3. Don't Assume Inefficient Norms Will Die

Racing may persist despite obvious risks
Active intervention needed, not passive waiting

4. Combat Pluralistic Ignorance

Survey private attitudes
Publicize coordination support
Create visible commitment signals

5. Foster Emergence Within Frameworks

Design minimal structures
Allow norms to develop organically
Don't over-specify

---

Limitations and Open Questions

What This Framework Doesn't Solve

1. Enforcement against powerful actors - Social pressure may not work against well-resourced labs 2. International coordination - Norms may not cross cultural/national boundaries easily 3. Timing - Norms take time to develop; AI timelines may be short 4. Verification - How to know if labs are actually complying with norms?

Open Research Questions

1. Can we accelerate norm emergence for urgent problems? 2. How do norms interact with formal legal mechanisms? 3. What's the role of individual leadership in norm change? 4. How do norms transfer across cultural contexts?

---

Conclusion

Social norms research reveals that coordination is not just about mechanism design - it's about shaping expectations, creating accountability, and fostering emergence.

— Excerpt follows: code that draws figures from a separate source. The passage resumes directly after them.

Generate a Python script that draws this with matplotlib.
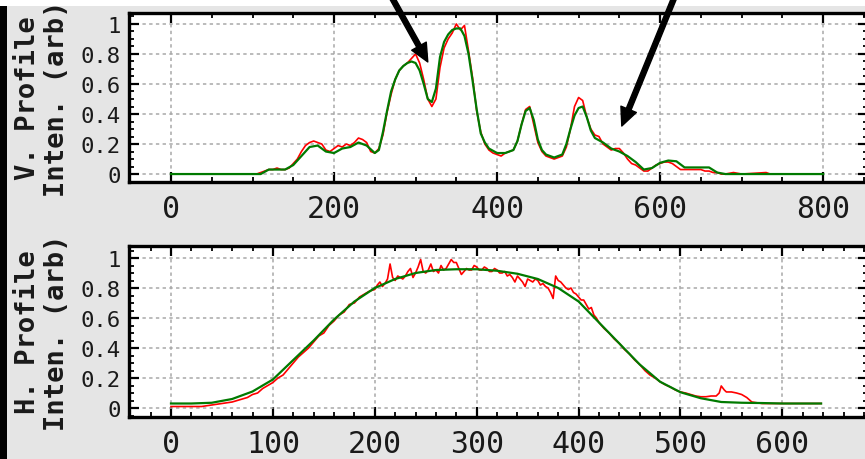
import matplotlib
matplotlib.use("Agg")
import matplotlib.pyplot as plt
from matplotlib.ticker import MultipleLocator, FuncFormatter
from matplotlib.patches import Rectangle

# ---- vertical profile: measured (red) and model (green) ----
v_meas_x = [0, 100, 105, 110, 115, 120, 125, 130, 135, 140, 145, 150, 155, 160, 165, 170,
            175, 180, 185, 190, 195, 200, 205, 210, 215, 220, 225, 230, 235, 240, 245,
            250, 255, 260, 265, 270, 275, 280, 285, 290, 295, 300, 305, 310, 315, 320,
            325, 330, 335, 340, 345, 350, 355, 360, 365, 370, 375, 380, 385, 390, 395,
            400, 405, 410, 415, 420, 425, 430, 435, 440, 445, 450, 455, 460, 465, 470,
            475, 480, 485, 490, 495, 500, 505, 510, 515, 520, 525, 530, 535, 540, 545,
            550, 555, 560, 565, 570, 575, 580, 585, 590, 595, 600, 605, 610, 615, 620,
            625, 630, 635, 640, 645, 650, 655, 660, 665, 670, 675, 680, 690, 700, 730,
            735, 800]
v_meas_y = [0.0, 0.0, 0.0, 0.01, 0.02, 0.03, 0.03, 0.04, 0.03, 0.03, 0.04, 0.07, 0.10,
            0.15, 0.19, 0.21, 0.22, 0.21, 0.20, 0.16, 0.15, 0.17, 0.19, 0.18, 0.20, 0.19,
            0.21, 0.24, 0.23, 0.21, 0.15, 0.14, 0.17, 0.26, 0.41, 0.53, 0.63, 0.69, 0.72,
            0.74, 0.77, 0.80, 0.74, 0.63, 0.50, 0.45, 0.50, 0.71, 0.84, 0.90, 0.94, 1.00,
            0.96, 0.99, 0.82, 0.64, 0.42, 0.28, 0.20, 0.16, 0.14, 0.13, 0.12, 0.14, 0.15,
            0.16, 0.22, 0.33, 0.43, 0.45, 0.33, 0.21, 0.15, 0.12, 0.11, 0.10, 0.11, 0.12,
            0.18, 0.30, 0.45, 0.51, 0.49, 0.38, 0.30, 0.26, 0.25, 0.20, 0.18, 0.16, 0.17,
            0.17, 0.14, 0.10, 0.07, 0.06, 0.04, 0.02, 0.02, 0.04, 0.06, 0.07, 0.08, 0.08,
            0.07, 0.05, 0.03, 0.03, 0.03, 0.03, 0.03, 0.03, 0.02, 0.02, 0.01, 0.01, 0.0,
            0.0, 0.01, 0.0, 0.01, 0.0, 0.0]

v_fit_x = [0, 110, 120, 130, 140, 150, 160, 170, 180, 190, 200, 210, 220, 230, 240, 250,
           255, 260, 265, 270, 275, 280, 285, 290, 295, 300, 305, 310, 315, 320, 325, 330,
           335, 340, 345, 350, 355, 360, 365, 370, 375, 380, 385, 390, 400, 410, 420, 425,
           430, 435, 440, 445, 450, 455, 460, 470, 480, 485, 490, 495, 500, 505, 510, 515,
           520, 530, 540, 550, 560, 570, 580, 590, 600, 610, 620, 630, 640, 650, 660, 670,
           680, 800]
v_fit_y = [0.0, 0.0, 0.03, 0.03, 0.03, 0.06, 0.12, 0.18, 0.19, 0.15, 0.14, 0.17, 0.18,
           0.21, 0.19, 0.14, 0.16, 0.28, 0.42, 0.55, 0.63, 0.69, 0.72, 0.74, 0.75, 0.74,
           0.69, 0.60, 0.50, 0.48, 0.57, 0.78, 0.88, 0.93, 0.96, 0.97, 0.97, 0.92, 0.80,
           0.62, 0.43, 0.27, 0.21, 0.17, 0.14, 0.14, 0.16, 0.22, 0.33, 0.42, 0.44, 0.36,
           0.23, 0.16, 0.13, 0.11, 0.13, 0.20, 0.30, 0.39, 0.44, 0.45, 0.38, 0.29, 0.24,
           0.21, 0.17, 0.15, 0.12, 0.08, 0.03, 0.04, 0.075, 0.09, 0.085, 0.044, 0.044,
           0.044, 0.044, 0.01, 0.0, 0.0]

# ---- horizontal profile: measured (red) and model (green) ----
h_meas_x = [0, 5, 10, 15, 20, 25, 30, 35, 40, 45, 50, 55, 60, 65, 70, 75, 80, 85, 90, 95,
            100, 105, 110, 115, 120, 125, 130, 135, 140, 145, 150, 155, 160, 165, 170,
            175, 180, 185, 190, 195,
            200, 202.5, 205, 207.5, 210, 212.5, 215, 217.5, 220, 222.5, 225, 227.5, 230,
            232.5, 235, 237.5, 240, 242.5, 245, 247.5, 250, 252.5, 255, 257.5, 260, 262.5,
            265, 267.5, 270, 272.5, 275, 277.5, 280, 282.5, 285, 287.5, 290, 292.5, 295,
            297.5, 300, 302.5, 305, 307.5, 310, 312.5, 315, 317.5, 320, 322.5, 325, 327.5,
            330, 332.5, 335, 337.5, 340, 342.5, 345, 347.5, 350, 352.5, 355, 357.5, 360,
            362.5, 365, 367.5, 370, 372.5, 375, 377.5, 380, 382.5, 385, 387.5, 390, 392.5,
            395, 397.5, 400, 402.5, 405, 407.5, 410, 412.5, 415, 417.5, 420,
            425, 430, 435, 440, 445, 450, 455, 460, 465, 470, 475, 480, 485, 490, 495,
            500, 505, 510, 515, 520, 525, 530, 535, 538, 540, 543, 545, 550, 555, 560,
            565, 570, 575, 580, 590, 600, 610, 620, 633, 638]
h_meas_y = [0.01, 0.01, 0.01, 0.01, 0.01, 0.01, 0.01, 0.015, 0.02, 0.025, 0.03, 0.035,
            0.04, 0.05, 0.06, 0.07, 0.09, 0.10, 0.13, 0.15, 0.17, 0.20, 0.22, 0.26, 0.30,
            0.34, 0.37, 0.40, 0.44, 0.48, 0.50, 0.55, 0.58, 0.62, 0.64, 0.69, 0.70, 0.74,
            0.76, 0.78,
            0.79, 0.82, 0.84, 0.81, 0.83, 0.86, 0.96, 0.87, 0.85, 0.88, 0.87, 0.86, 0.88,
            0.91, 0.93, 0.87, 0.90, 0.94, 0.99, 0.91, 0.90, 0.92, 0.96, 0.91, 0.92, 0.90,
            0.95, 0.92, 0.93, 0.96, 0.99, 0.97, 0.97, 0.93, 0.89, 0.91, 0.93, 0.92, 0.92,
            0.95, 0.94, 0.92, 0.92, 0.94, 0.93, 0.91, 0.91, 0.93, 0.92, 0.90, 0.90, 0.91,
            0.88, 0.89, 0.87, 0.84, 0.88, 0.86, 0.84, 0.81, 0.86, 0.85, 0.84, 0.86, 0.85,
            0.82, 0.83, 0.81, 0.80, 0.77, 0.73, 0.88, 0.85, 0.84, 0.82, 0.80, 0.79, 0.80,
            0.77, 0.76, 0.74, 0.72, 0.72, 0.69, 0.66, 0.67, 0.62, 0.60, 0.57,
            0.53, 0.50, 0.46, 0.43, 0.39, 0.36, 0.32, 0.29, 0.25, 0.22, 0.20, 0.175,
            0.155, 0.14, 0.12, 0.107, 0.10, 0.09, 0.08, 0.075, 0.075, 0.08, 0.08, 0.10,
            0.147, 0.12, 0.107, 0.107, 0.10, 0.09, 0.07, 0.04, 0.035, 0.03, 0.03, 0.03,
            0.03, 0.03, 0.03, 0.03]

h_fit_x = [0, 20, 40, 60, 80, 100, 120, 140, 160, 180, 200, 220, 240, 260, 280, 300, 320,
           340, 360, 380, 400, 420, 440, 460, 480, 500, 520, 540, 560, 580, 600, 620, 638]
h_fit_y = [0.03, 0.03, 0.035, 0.06, 0.11, 0.19, 0.32, 0.45, 0.59, 0.71, 0.80, 0.86, 0.90,
           0.92, 0.925, 0.925, 0.915, 0.895, 0.86, 0.80, 0.71, 0.57, 0.43, 0.29, 0.175,
           0.105, 0.065, 0.04, 0.035, 0.033, 0.03, 0.03, 0.03]

y_ticks = [0, 0.2, 0.4, 0.6, 0.8, 1.0]
v_xticks = [0, 200, 400, 600, 800]
h_xticks = [0, 100, 200, 300, 400, 500, 600]

W, H = 865, 460
fig = plt.figure(figsize=(W / 100, H / 100), dpi=100, facecolor="#e5e5e5")

# window frame: white strip along the top, dark bar on the left
fig.patches.append(Rectangle((0, 1 - 7 / H), 1, 7 / H, transform=fig.transFigure,
                             facecolor="white", edgecolor="none", zorder=-5))
fig.patches.append(Rectangle((0, 0), 7 / W, 1 - 7 / H, transform=fig.transFigure,
                             facecolor="black", edgecolor="none", zorder=-5))

mono = "DejaVu Sans Mono"


def px_axes(left, top, right, bottom):
    return fig.add_axes([left / W, 1 - bottom / H, (right - left) / W, (bottom - top) / H])


def style(ax, xticks, xminor, label):
    ax.set_facecolor("white")
    for s in ax.spines.values():
        s.set_linewidth(2.4)
        s.set_color("black")
    ax.set_xticks(xticks)
    ax.set_yticks(y_ticks)
    ax.xaxis.set_minor_locator(MultipleLocator(xminor))
    ax.yaxis.set_minor_locator(MultipleLocator(0.05))
    ax.yaxis.set_major_formatter(FuncFormatter(lambda v, p: "%g" % v))
    ax.tick_params(which="both", direction="in", top=True, right=True, colors="black")
    ax.tick_params(which="major", length=7, width=1.6)
    ax.tick_params(which="minor", length=3.5, width=1.3)
    ax.tick_params(axis="x", labelsize=21.5, pad=9, labelcolor="#1a1a1a")
    ax.tick_params(axis="y", labelsize=16, pad=6, labelcolor="#1a1a1a")
    for t in ax.get_xticklabels() + ax.get_yticklabels():
        t.set_family(mono)
    ax.grid(True, which="major", color="#a8a8a8", linestyle=(0, (2.2, 2.2)), linewidth=1.1)
    ax.set_axisbelow(True)
    ax.set_ylabel(label, family=mono, fontweight="bold", fontsize=19.5,
                  color="#1a1a1a", multialignment="center", linespacing=1.15)


# upper panel
ax1 = px_axes(129, 14, 868, 183)
ax1.plot(v_meas_x, v_meas_y, color="#ff0000", linewidth=1.2)
ax1.plot(v_fit_x, v_fit_y, color="#007a00", linewidth=1.6)
ax1.set_xlim(-51.5, 855)
ax1.set_ylim(-0.053, 1.073)
style(ax1, v_xticks, 50, "V. Profile\nInten. (arb)")
ax1.yaxis.set_label_coords(-0.08, 0.5)

arrow = dict(facecolor="black", edgecolor="black", width=3.6, headwidth=12,
             headlength=13, shrink=0)
ax1.annotate("", xy=(315, 0.747), xytext=(251, 1.37), arrowprops=arrow,
             annotation_clip=False)
ax1.annotate("", xy=(553, 0.32), xytext=(632, 1.37), arrowprops=arrow,
             annotation_clip=False)

# lower panel
ax2 = px_axes(129, 247, 868, 418)
ax2.plot(h_meas_x, h_meas_y, color="#ff0000", linewidth=1.2)
ax2.plot(h_fit_x, h_fit_y, color="#007a00", linewidth=1.6)
ax2.set_xlim(-41.2, 684)
ax2.set_ylim(-0.06, 1.08)
style(ax2, h_xticks, 20, "H. Profile\nInten. (arb)")
ax2.yaxis.set_label_coords(-0.08, 0.5)

fig.savefig("out.png", dpi=100, facecolor=fig.get_facecolor())
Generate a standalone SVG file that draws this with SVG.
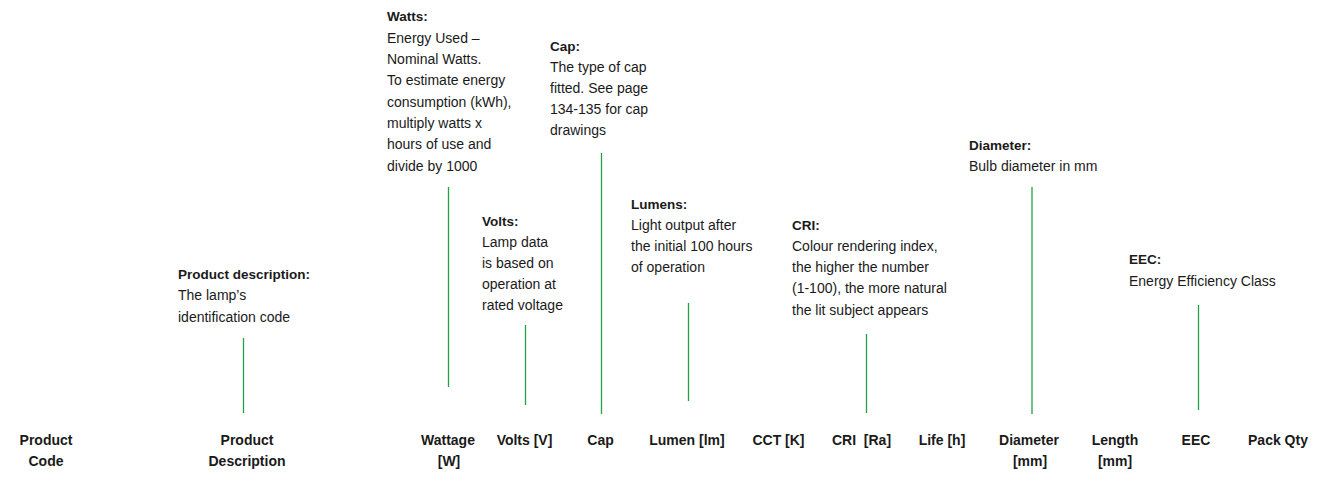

For AI safety coordination to succeed, we need:

Norms, not just mechanisms - Social expectations matter
Accountability, not just incentives - Praise and blame shape behavior
Patience and intervention - Inefficient norms don't self-correct
Transparency - Pluralistic ignorance blocks coordination
Emergence-friendly design - Leave room for organic development

The racing norm in AI development is inefficient, persistent, and potentially catastrophic. Understanding norm dynamics is essential for changing it.

---

References

Akerlof, G. (1976). The economics of caste and of the rat race and other woeful tales.
Axelrod, R. (1984). The Evolution of Cooperation.
Bicchieri, C. (2006). The Grammar of Society: The Nature and Dynamics of Social Norms.
Bicchieri, C. (2016). Norms in the Wild: How to Diagnose, Measure, and Change Social Norms.
Brennan, G., Eriksson, L., Goodin, R., & Southwood, N. (2013). Explaining Norms.
Coleman, J. (1990). Foundations of Social Theory.
Dawes, R. (1972). Problems of assessing the effectiveness of social innovations.
Schelling, T. (1960). The Strategy of Conflict.
Ullmann-Margalit, E. (1977). The Emergence of Norms.

---

This paper draws on the Stanford Encyclopedia of Philosophy entry on Social Norms.